The Joint Commission has issued a Sentinel event alert regarding tubing misconnections, which continue to cause severe patient injury and death.
Tubes with different functions can easily be connected using luer connectors, or connections can be “rigged” (constructed) using adapters, tubing or catheters.
“This is why new ISO (International Organization for Standardization) tubing connector standards are being developed for manufacturers,” said the Joint Commission in its alert.
“Through an international consensus process, the standards are being developed, tested and approved to assure reliable designs and processes.”
The phased implementation of redesigned tubing connectors that are the result of these new ISO connector standards begins now.
“The Joint Commission urges health care organizations to be vigilant and begin planning for the upcoming period of transition, which will introduce changes and new risks into the health care environment,” warned the Joint Commissions.
Under the new ISO connector standards, small-bore (less than 8.5 mm inner diameter) connectors will be engineered to make it nearly impossible to connect one delivery system to another delivery system that serves a completely different function – for example, accidentally connecting a feeding administration set to a tracheostomy tube, or an intravenous (IV) tube to an epidural site.
The first new ISO connector standard (ANSI/AAMI/ISO 80369-1) has been adopted and others are expected to be introduced and adopted through 2014 and 2015.
“Health care organizations should begin preparing for changes in connectors and do everything possible during the transitional period to avoid tubing misconnections,” said the Joint Commission. “The benefit of the transition is that, ultimately, the engineered solutions will make systems safer for all patients.”
The New York Times reported on the death of a fetus and expectant mother after a feeding tube was accidentally connected into the mother’s bloodstream.
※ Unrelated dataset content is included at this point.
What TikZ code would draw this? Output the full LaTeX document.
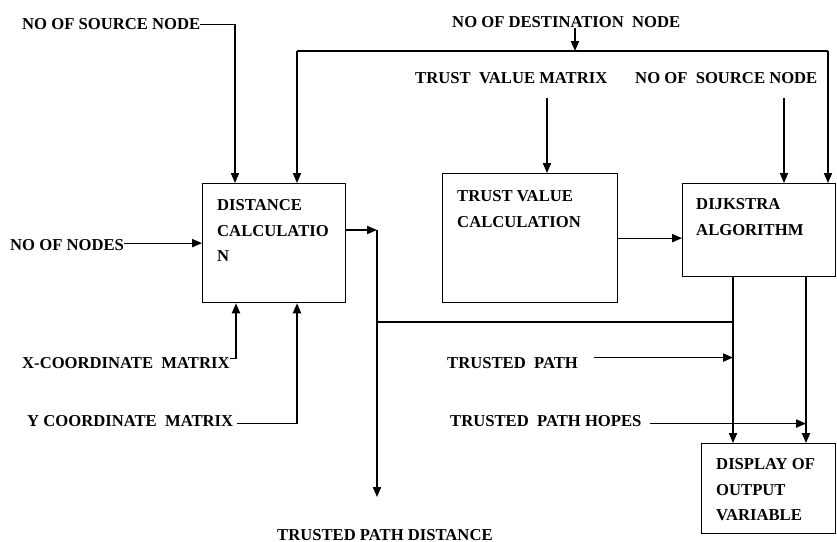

In 34 various publications, 116 other case studies were found involving misconnections directing enteral feeding solutions into IV lines. These adverse events resulted in 21 deaths.
“It is believed that tubing misconnections are underreported; adverse events related to tubing misconnections are sometimes not reported, especially when the mistake does not result in harm to the patient, and they are sometimes reported under another category, such as a medication error,” stated the Joint Commission.